The clawback mechanism presents a final complication. If a fund underperforms in later years (assuming what we call a “deal-by-deal” structure that returns money as investments are sold, rather than at the end of a fund’s life), the GP may need to return money to LPs. But taxes on earlier allocations have already been paid. Generally speaking, unless the clawback occurs in the same tax year those tax dollars are irrecoverable. For protection, many fund agreements require personal guarantees or escrow arrangements from the GP and its professionals.
Alright, that was, as with other posts, a lot. Hit me with questions whenever!
Great work on the carry! Not an expert myself and this was clear!!
A few notes on vesting:
In the LPAs that I typically see, carried interest is generally vested over a five year period with the shares becoming fully vested at the fifth anniversary of the fund's final close or the investor's subscription into the fund.
Occasionally, you will see accelerated vesting (two years is the general rule) for IMs who are approaching retirement.

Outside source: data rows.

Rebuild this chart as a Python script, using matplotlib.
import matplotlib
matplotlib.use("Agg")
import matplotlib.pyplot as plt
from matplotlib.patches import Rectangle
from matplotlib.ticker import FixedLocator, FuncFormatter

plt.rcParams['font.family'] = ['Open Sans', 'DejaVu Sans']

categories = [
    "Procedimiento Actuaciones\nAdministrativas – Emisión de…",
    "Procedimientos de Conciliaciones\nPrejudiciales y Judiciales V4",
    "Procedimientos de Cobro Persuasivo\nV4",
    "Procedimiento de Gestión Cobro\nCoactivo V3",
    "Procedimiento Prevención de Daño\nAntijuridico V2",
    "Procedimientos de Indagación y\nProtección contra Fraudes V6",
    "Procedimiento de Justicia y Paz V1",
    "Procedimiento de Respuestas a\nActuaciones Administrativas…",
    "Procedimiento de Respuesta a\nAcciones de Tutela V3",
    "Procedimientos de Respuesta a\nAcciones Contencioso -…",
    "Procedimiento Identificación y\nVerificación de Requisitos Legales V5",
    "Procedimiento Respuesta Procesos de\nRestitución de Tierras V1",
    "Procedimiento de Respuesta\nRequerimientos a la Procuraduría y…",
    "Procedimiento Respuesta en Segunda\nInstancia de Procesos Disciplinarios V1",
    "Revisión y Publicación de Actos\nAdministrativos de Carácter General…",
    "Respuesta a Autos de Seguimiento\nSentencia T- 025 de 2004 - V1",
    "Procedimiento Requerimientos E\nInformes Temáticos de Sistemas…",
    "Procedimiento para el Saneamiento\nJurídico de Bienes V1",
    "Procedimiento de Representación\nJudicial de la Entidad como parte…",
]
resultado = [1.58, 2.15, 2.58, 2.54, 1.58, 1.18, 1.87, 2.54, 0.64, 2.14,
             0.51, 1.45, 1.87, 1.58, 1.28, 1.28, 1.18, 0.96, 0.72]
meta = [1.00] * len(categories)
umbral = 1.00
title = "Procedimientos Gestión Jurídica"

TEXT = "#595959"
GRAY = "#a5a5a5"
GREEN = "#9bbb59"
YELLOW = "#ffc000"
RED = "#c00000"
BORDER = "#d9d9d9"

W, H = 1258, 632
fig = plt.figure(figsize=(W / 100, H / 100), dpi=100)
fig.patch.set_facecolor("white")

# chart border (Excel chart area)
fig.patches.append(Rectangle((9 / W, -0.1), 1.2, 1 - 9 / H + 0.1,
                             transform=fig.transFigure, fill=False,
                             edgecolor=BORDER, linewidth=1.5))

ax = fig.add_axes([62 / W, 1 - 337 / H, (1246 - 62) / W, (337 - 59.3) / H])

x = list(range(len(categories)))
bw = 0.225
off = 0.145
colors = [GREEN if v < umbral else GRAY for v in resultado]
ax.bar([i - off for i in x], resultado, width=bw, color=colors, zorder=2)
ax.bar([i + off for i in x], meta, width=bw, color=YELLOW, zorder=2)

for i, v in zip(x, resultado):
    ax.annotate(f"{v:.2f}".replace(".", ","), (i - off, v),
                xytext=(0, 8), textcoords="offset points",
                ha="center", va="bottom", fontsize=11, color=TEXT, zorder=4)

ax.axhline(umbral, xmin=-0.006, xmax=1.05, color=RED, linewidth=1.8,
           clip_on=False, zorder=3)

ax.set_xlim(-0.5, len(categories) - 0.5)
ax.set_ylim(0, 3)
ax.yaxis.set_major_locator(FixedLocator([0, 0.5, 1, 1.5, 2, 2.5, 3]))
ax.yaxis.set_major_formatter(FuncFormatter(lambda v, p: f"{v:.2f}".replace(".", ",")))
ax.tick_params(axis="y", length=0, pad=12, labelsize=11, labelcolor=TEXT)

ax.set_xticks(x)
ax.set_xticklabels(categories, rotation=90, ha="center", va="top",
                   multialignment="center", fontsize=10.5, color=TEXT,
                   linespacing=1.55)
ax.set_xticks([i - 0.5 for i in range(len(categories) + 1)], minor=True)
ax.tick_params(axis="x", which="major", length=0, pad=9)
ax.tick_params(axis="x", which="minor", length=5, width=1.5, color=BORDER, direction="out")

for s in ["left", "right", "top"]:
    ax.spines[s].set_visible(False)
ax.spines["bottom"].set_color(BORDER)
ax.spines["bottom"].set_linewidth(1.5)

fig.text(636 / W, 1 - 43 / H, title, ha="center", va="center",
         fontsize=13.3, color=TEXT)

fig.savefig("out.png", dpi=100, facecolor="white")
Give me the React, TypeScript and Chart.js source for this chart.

I have only seen this for UK investors so far.
The last point on vesting is that it is impacted by leaver status. If the firm deems you to be a bad leaver, your carried interest could be forfeit under the LPA's terms irrespective of the vesting period.
A few notes on carried interest:
Carried interest is paid out to the GP/FP once the hurdle detailed in the LPA has been reached. The distribution proceeds flows through the waterfall and at this stage, the remaining cash will be distributed to the relevant investors. Waterfall models vary dependent on GAAP.
In terms of taxation, carried interest is treated under specific rules in the UK but the rules will align with CGT in 2025/2026. Guidance is still awaiting from the UK government on this but tax professionals have advised that there will be new updates in the summer.
In the US, carry distributions are only taxed if the cash balance in the K-1 moves from a positive to a negative.
US investors are taxed at a quarterly basis and in the scheme I work on, receive advanced carried interest to cover their dry tax liability.